Si M. de Talleyrand s’est trompé sur le but à atteindre, il n’a point erré sur les moyens qu’il a employés pour arriver à celui qu’il avait choisi. Sa persévérance, son adresse, je dirai même son audace, se sont soutenues à un degré fort remarquable pendant tout le temps qu’a duré le conflit. Rien n’annonçait encore dans le cours du mois de novembre qu’aucune des quatre grandes puissances fût en disposition de reculer d’une manière tant soit peu sensible sur aucune de ses prétentions. L’empereur de Russie, le premier, fit dans le commencement de décembre une démarche conciliatrice et annonça, conjointement avec la Prusse, dans une note adressée à M. de Metternich, que, si la Saxe en entier était cédée à la Prusse, et si la ville de Mayence était déclarée forteresse de la Confédération germanique, c’est-à-dire n’appartenant pas à l’Autriche, il renoncerait à la possession de Cracovie et de Thorn, consentant à ce que ces villes formassent, avec les territoires qu’on leur assignerait, des républiques indépendantes et essentiellement neutres.

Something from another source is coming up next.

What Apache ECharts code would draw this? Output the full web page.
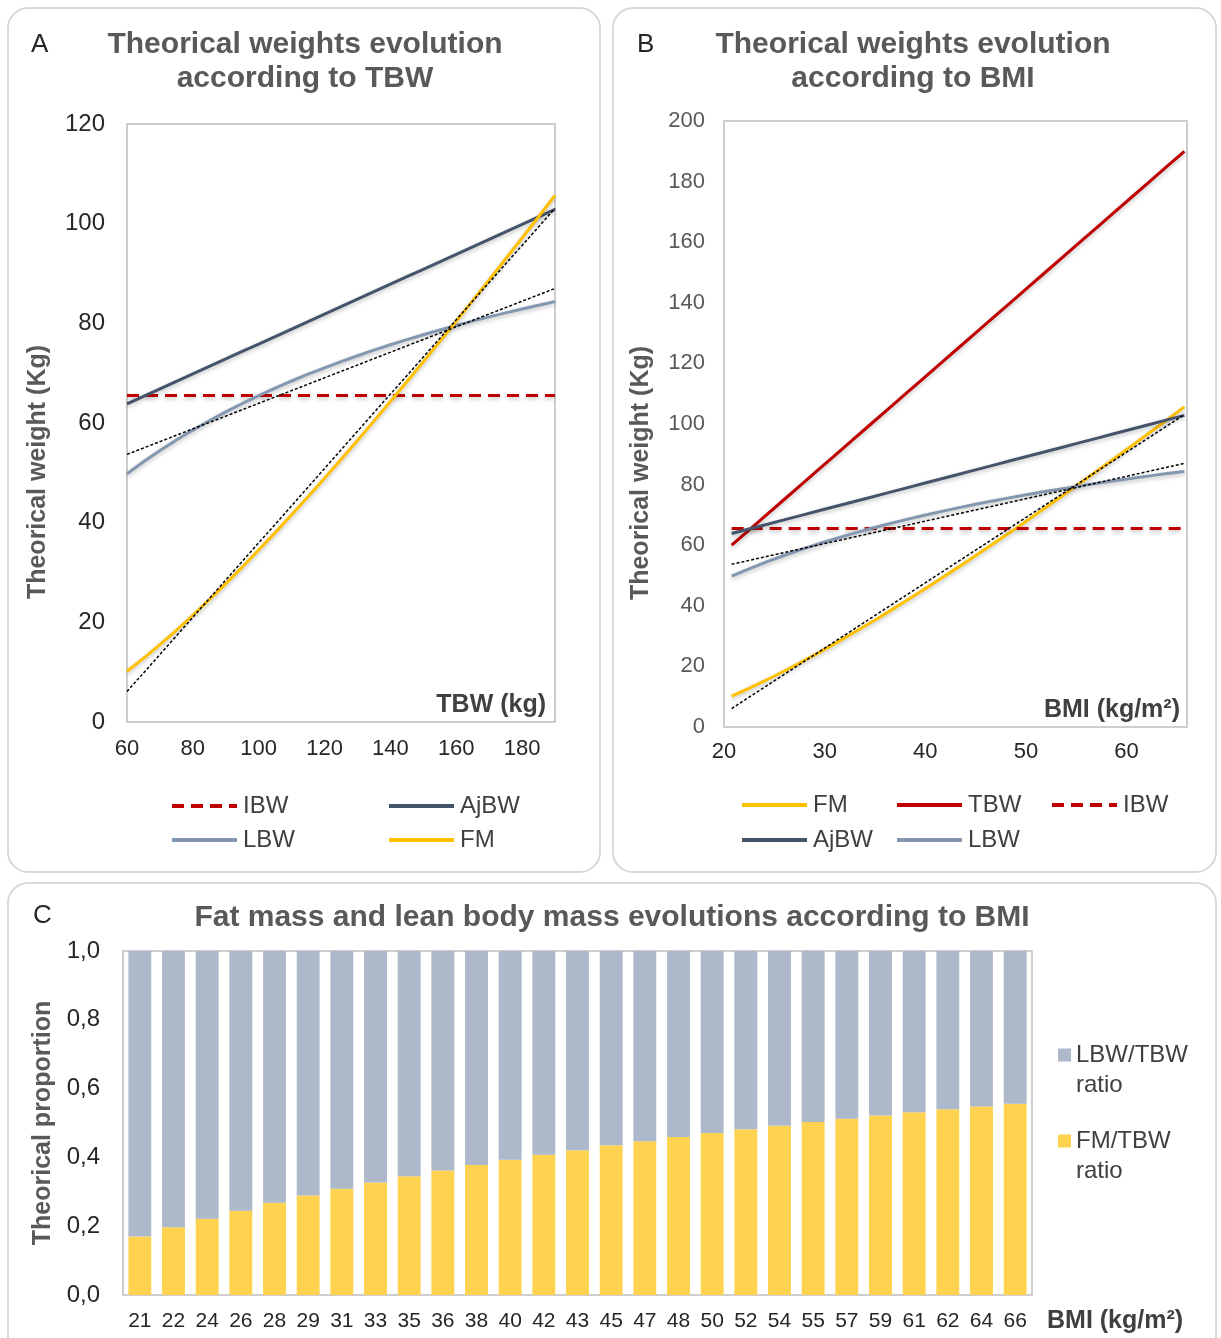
<!DOCTYPE html>
<html><head><meta charset="utf-8">
<script src="https://cdn.jsdelivr.net/npm/echarts@6/dist/echarts.min.js"></script>
<style>html,body{margin:0;padding:0;background:#fff}#main{width:1221px;height:1338px}</style>
</head><body><div id="main"></div>
<script>
// ---- data ----
const tbwValues = [60,65,70,75,80,85,90,95,100,105,110,115,120,125,130,135,140,145,150,155,160,165,170,175,180,185,190];
const bmiValues = [20.76,22.49,24.22,25.95,27.68,29.41,31.14,32.87,34.60,36.33,38.06,39.79,41.52,43.25,44.98,46.71,48.44,50.17,51.90,53.63,55.36,57.09,58.82,60.55,62.28,64.01,65.74];
const ibwValues = [65.5,65.5,65.5,65.5,65.5,65.5,65.5,65.5,65.5,65.5,65.5,65.5,65.5,65.5,65.5,65.5,65.5,65.5,65.5,65.5,65.5,65.5,65.5,65.5,65.5,65.5,65.5];
const ajbwValues = [63.85,65.35,66.85,68.35,69.85,71.35,72.85,74.35,75.85,77.35,78.85,80.35,81.85,83.35,84.85,86.35,87.85,89.35,90.85,92.35,93.85,95.35,96.85,98.35,99.85,101.35,102.85];
const lbwValues = [49.82,52.22,54.48,56.59,58.58,60.46,62.23,63.91,65.49,67.00,68.43,69.79,71.08,72.32,73.50,74.62,75.70,76.73,77.72,78.67,79.58,80.45,81.29,82.10,82.88,83.63,84.35];
const fmValues = [10.18,12.78,15.52,18.41,21.42,24.54,27.77,31.09,34.51,38.00,41.57,45.21,48.92,52.68,56.50,60.38,64.30,68.27,72.28,76.33,80.42,84.55,88.71,92.90,97.12,101.37,105.65];
// trendline end values (read at first / last x)
const lbwTrendEnds = [53.7, 87.0];
const fmTrendEnds = [6.1, 103.1];
// panel C
const bmiCategories = ['21','22','24','26','28','29','31','33','35','36','38','40','42','43','45','47','48','50','52','54','55','57','59','61','62','64','66'];
const fmRatio = [0.170,0.197,0.222,0.245,0.268,0.289,0.309,0.327,0.345,0.362,0.378,0.393,0.408,0.421,0.435,0.447,0.459,0.471,0.482,0.492,0.503,0.512,0.522,0.531,0.540,0.548,0.556];
const lbwRatio = [0.830,0.803,0.778,0.755,0.732,0.711,0.691,0.673,0.655,0.638,0.622,0.607,0.592,0.579,0.565,0.553,0.541,0.529,0.518,0.508,0.497,0.488,0.478,0.469,0.460,0.452,0.444];

// ---- styling ----
const FONT = "'Liberation Sans', Arial, sans-serif";
const C_IBW = '#C00000', C_TBW = '#C00000', C_AJ = '#44546A', C_LBW = '#8497B0', C_FM = '#FFC000';
const shadow = {shadowBlur: 4, shadowColor: 'rgba(0,0,0,0.25)', shadowOffsetY: 2};

function pairs(xs, ys) { return xs.map((x, i) => [x, ys[i]]); }
function ends(xs, e) { return [[xs[0], e[0]], [xs[xs.length - 1], e[1]]]; }

function lineSeries(name, idx, xs, ys, color, dash) {
  return {
    name: name, type: 'line', xAxisIndex: idx, yAxisIndex: idx,
    data: pairs(xs, ys), symbol: 'none', smooth: false, color: color,
    lineStyle: Object.assign({color: color, width: 3, type: dash || 'solid'}, shadow),
    emphasis: {disabled: true}
  };
}
function trendSeries(idx, xs, e) {
  return {
    name: 'trend', type: 'line', xAxisIndex: idx, yAxisIndex: idx, silent: true,
    data: ends(xs, e), symbol: 'none', color: '#000',
    lineStyle: {color: '#000', width: 1.5, type: [3, 2]}, z: 5,
    emphasis: {disabled: true}
  };
}
function legendItem(name, left, top) {
  return {
    left: left, top: top, padding: 0, itemWidth: 65, itemHeight: 14, itemGap: 0,
    selectedMode: false, data: [name],
    itemStyle: {opacity: 0},
    lineStyle: {width: 4, shadowBlur: 0, shadowOffsetY: 0, shadowColor: 'transparent'},
    textStyle: {fontSize: 24, color: '#404040', fontFamily: FONT, padding: [0, 0, 0, 1]}
  };
}
function boxLegend(name, top) {
  return {
    left: 1058, top: top, padding: 0, itemWidth: 13, itemHeight: 13, itemGap: 0,
    icon: 'rect', selectedMode: false, data: [name],
    formatter: function (n) { return '\n' + n.replace(' ', '\n'); },
    textStyle: {fontSize: 24, color: '#404040', fontFamily: FONT, lineHeight: 30, padding: [0, 0, 0, 0]}
  };
}
function titleText(text, left, top, size, weight, color, align, lh) {
  const t = {text: text, left: left, top: top, padding: 0,
    textStyle: {fontSize: size, fontWeight: weight, color: color, fontFamily: FONT}};
  if (align) t.textAlign = align;
  if (lh) t.textStyle.lineHeight = lh;
  return t;
}
const yNameAB = {fontSize: 25, fontWeight: 'bold', color: '#595959', fontFamily: FONT, padding: [0, 98, 0, 0]};
const yNameC = {fontSize: 25, fontWeight: 'bold', color: '#595959', fontFamily: FONT};

const chart = echarts.init(document.getElementById('main'), null, {renderer: 'canvas'});
chart.setOption({
  animation: false,
  backgroundColor: '#ffffff',
  textStyle: {fontFamily: FONT},
  graphic: [
    {type: 'rect', z: -10, silent: true, shape: {x: 8, y: 8, width: 592, height: 864, r: 20},
      style: {fill: '#fff', stroke: '#D9D9D9', lineWidth: 2}},
    {type: 'rect', z: -10, silent: true, shape: {x: 613, y: 8, width: 603, height: 864, r: 20},
      style: {fill: '#fff', stroke: '#D9D9D9', lineWidth: 2}},
    {type: 'rect', z: -10, silent: true, shape: {x: 8, y: 883, width: 1208, height: 480, r: 20},
      style: {fill: '#fff', stroke: '#D9D9D9', lineWidth: 2}}
  ],
  title: [
    titleText('A', 31, 32, 26, 'normal', '#262626'),
    titleText('Theorical weights evolution\naccording to TBW', 305, 28, 30, 'bold', '#595959', 'center', 34),
    titleText('B', 637, 32, 26, 'normal', '#262626'),
    titleText('Theorical weights evolution\naccording to BMI', 913, 28, 30, 'bold', '#595959', 'center', 34),
    titleText('C', 33, 903, 26, 'normal', '#262626'),
    titleText('Fat mass and lean body mass evolutions according to BMI', 612, 903, 30, 'bold', '#595959', 'center'),
    titleText('TBW (kg)', 546, 693, 25, 'bold', '#404040', 'right'),
    titleText('BMI (kg/m²)', 1180, 698, 25, 'bold', '#404040', 'right'),
    titleText('BMI (kg/m²)', 1047, 1309, 25, 'bold', '#404040')
  ],
  legend: [
    legendItem('IBW', 170, 794), legendItem('AjBW', 387, 794),
    legendItem('LBW', 170, 828), legendItem('FM', 387, 828),
    legendItem('FM', 740, 793), legendItem('TBW', 895, 793), legendItem('IBW', 1050, 793),
    legendItem('AjBW', 740, 828), legendItem('LBW', 895, 828),
    boxLegend('LBW/TBW ratio', 1010),
    boxLegend('FM/TBW ratio', 1096)
  ],
  grid: [
    {left: 127, top: 124, width: 428, height: 598, show: true, borderColor: '#BFBFBF', borderWidth: 1.5, backgroundColor: 'transparent'},
    {left: 724, top: 121, width: 463, height: 606, show: true, borderColor: '#BFBFBF', borderWidth: 1.5, backgroundColor: 'transparent'},
    {left: 123, top: 951, width: 909, height: 344, show: true, borderColor: '#BFBFBF', borderWidth: 1.5, backgroundColor: 'transparent'}
  ],
  xAxis: [
    {type: 'value', gridIndex: 0, min: 60, max: 190, interval: 20,
      axisLine: {show: false}, axisTick: {show: false}, splitLine: {show: false},
      axisLabel: {showMaxLabel: false, fontSize: 22, color: '#262626', margin: 16, fontFamily: FONT}},
    {type: 'value', gridIndex: 1, min: 20, max: 66, interval: 10,
      axisLine: {show: false}, axisTick: {show: false}, splitLine: {show: false},
      axisLabel: {showMaxLabel: false, fontSize: 22, color: '#262626', margin: 14, fontFamily: FONT}},
    {type: 'category', gridIndex: 2, data: bmiCategories,
      axisLine: {show: false}, axisTick: {show: false}, splitLine: {show: false},
      axisLabel: {interval: 0, fontSize: 21, color: '#262626', margin: 16, fontFamily: FONT}}
  ],
  yAxis: [
    {type: 'value', gridIndex: 0, min: 0, max: 120, interval: 20,
      axisLine: {show: false}, axisTick: {show: false}, splitLine: {show: false},
      axisLabel: {fontSize: 24, color: '#262626', margin: 22, fontFamily: FONT},
      name: 'Theorical weight (Kg)', nameLocation: 'middle', nameGap: 76, nameTextStyle: yNameAB},
    {type: 'value', gridIndex: 1, min: 0, max: 200, interval: 20,
      axisLine: {show: false}, axisTick: {show: false}, splitLine: {show: false},
      axisLabel: {fontSize: 22, color: '#595959', margin: 19, fontFamily: FONT},
      name: 'Theorical weight (Kg)', nameLocation: 'middle', nameGap: 70, nameTextStyle: yNameAB},
    {type: 'value', gridIndex: 2, min: 0, max: 1, interval: 0.2,
      axisLine: {show: false}, axisTick: {show: false}, splitLine: {show: false},
      axisLabel: {fontSize: 24, color: '#262626', margin: 23, fontFamily: FONT,
        formatter: function (v) { return v.toFixed(1).replace('.', ','); }},
      name: 'Theorical proportion', nameLocation: 'middle', nameGap: 64, nameTextStyle: yNameC}
  ],
  series: [
    lineSeries('IBW', 0, tbwValues, ibwValues, C_IBW, [12, 7]),
    lineSeries('AjBW', 0, tbwValues, ajbwValues, C_AJ),
    lineSeries('LBW', 0, tbwValues, lbwValues, C_LBW),
    lineSeries('FM', 0, tbwValues, fmValues, C_FM),
    trendSeries(0, tbwValues, lbwTrendEnds),
    trendSeries(0, tbwValues, fmTrendEnds),

    lineSeries('FM', 1, bmiValues, fmValues, C_FM),
    lineSeries('TBW', 1, bmiValues, tbwValues, C_TBW),
    lineSeries('IBW', 1, bmiValues, ibwValues, C_IBW, [12, 7]),
    lineSeries('AjBW', 1, bmiValues, ajbwValues, C_AJ),
    lineSeries('LBW', 1, bmiValues, lbwValues, C_LBW),
    trendSeries(1, bmiValues, lbwTrendEnds),
    trendSeries(1, bmiValues, fmTrendEnds),

    {name: 'FM/TBW ratio', type: 'bar', xAxisIndex: 2, yAxisIndex: 2, stack: 'ratio',
      data: fmRatio, barWidth: '68%', color: '#FFD34F', itemStyle: {color: '#FFD34F'}, emphasis: {disabled: true}},
    {name: 'LBW/TBW ratio', type: 'bar', xAxisIndex: 2, yAxisIndex: 2, stack: 'ratio',
      data: lbwRatio, barWidth: '68%', color: '#ADB9CA', itemStyle: {color: '#ADB9CA'}, emphasis: {disabled: true}}
  ]
});
</script>
</body></html>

Le prince de Metternich répondit le 10 à cette note. Il désapprouva l’idée de faire de Cracovie et de Thorn des villes indépendantes, qui ne manqueraient pas d’offrir à tous les mécontens de la Pologne des foyers constamment ouverts de troubles et de complots. Il demanda qu’elles fussent soumises à la Prusse et à l’Autriche ; puis il exprima le désir qu’on pût obtenir, pour la Prusse, la ligne de la Wartha, et, pour l’Autriche, celle de la Néva. Il n’insistait pas sur ces lignes comme étant une condition sine qua non. Il exprimait la pensée que tout ce que la Prusse pourrait obtenir de plus en Pologne serait une véritable amélioration dans la situation générale. Quant à la Saxe, il ne repoussait pas son incorporation entière à la Prusse à cause de l’accroissement qu’elle donnerait à cette puissance, mais 1° parce qu’elle renfermait un obstacle à l’union si désirable de l’Autriche avec la Prusse ; 2° parce que les principes de l’empereur son maître, les liens de famille les plus étroits, tous les rapports de voisinage et de frontière entre la Saxe et l’Autriche s’y opposaient ; 3° parce que, la France s’étant prononcée contre cette réunion, ainsi que tous les princes d’Allemagne, il s’ensuivait que l’accord de l’Autriche et de la Prusse, pour l’effectuer et la soutenir, tendrait à rendre à la France le protectorat de l’Allemagne qu’on venait de lui arracher.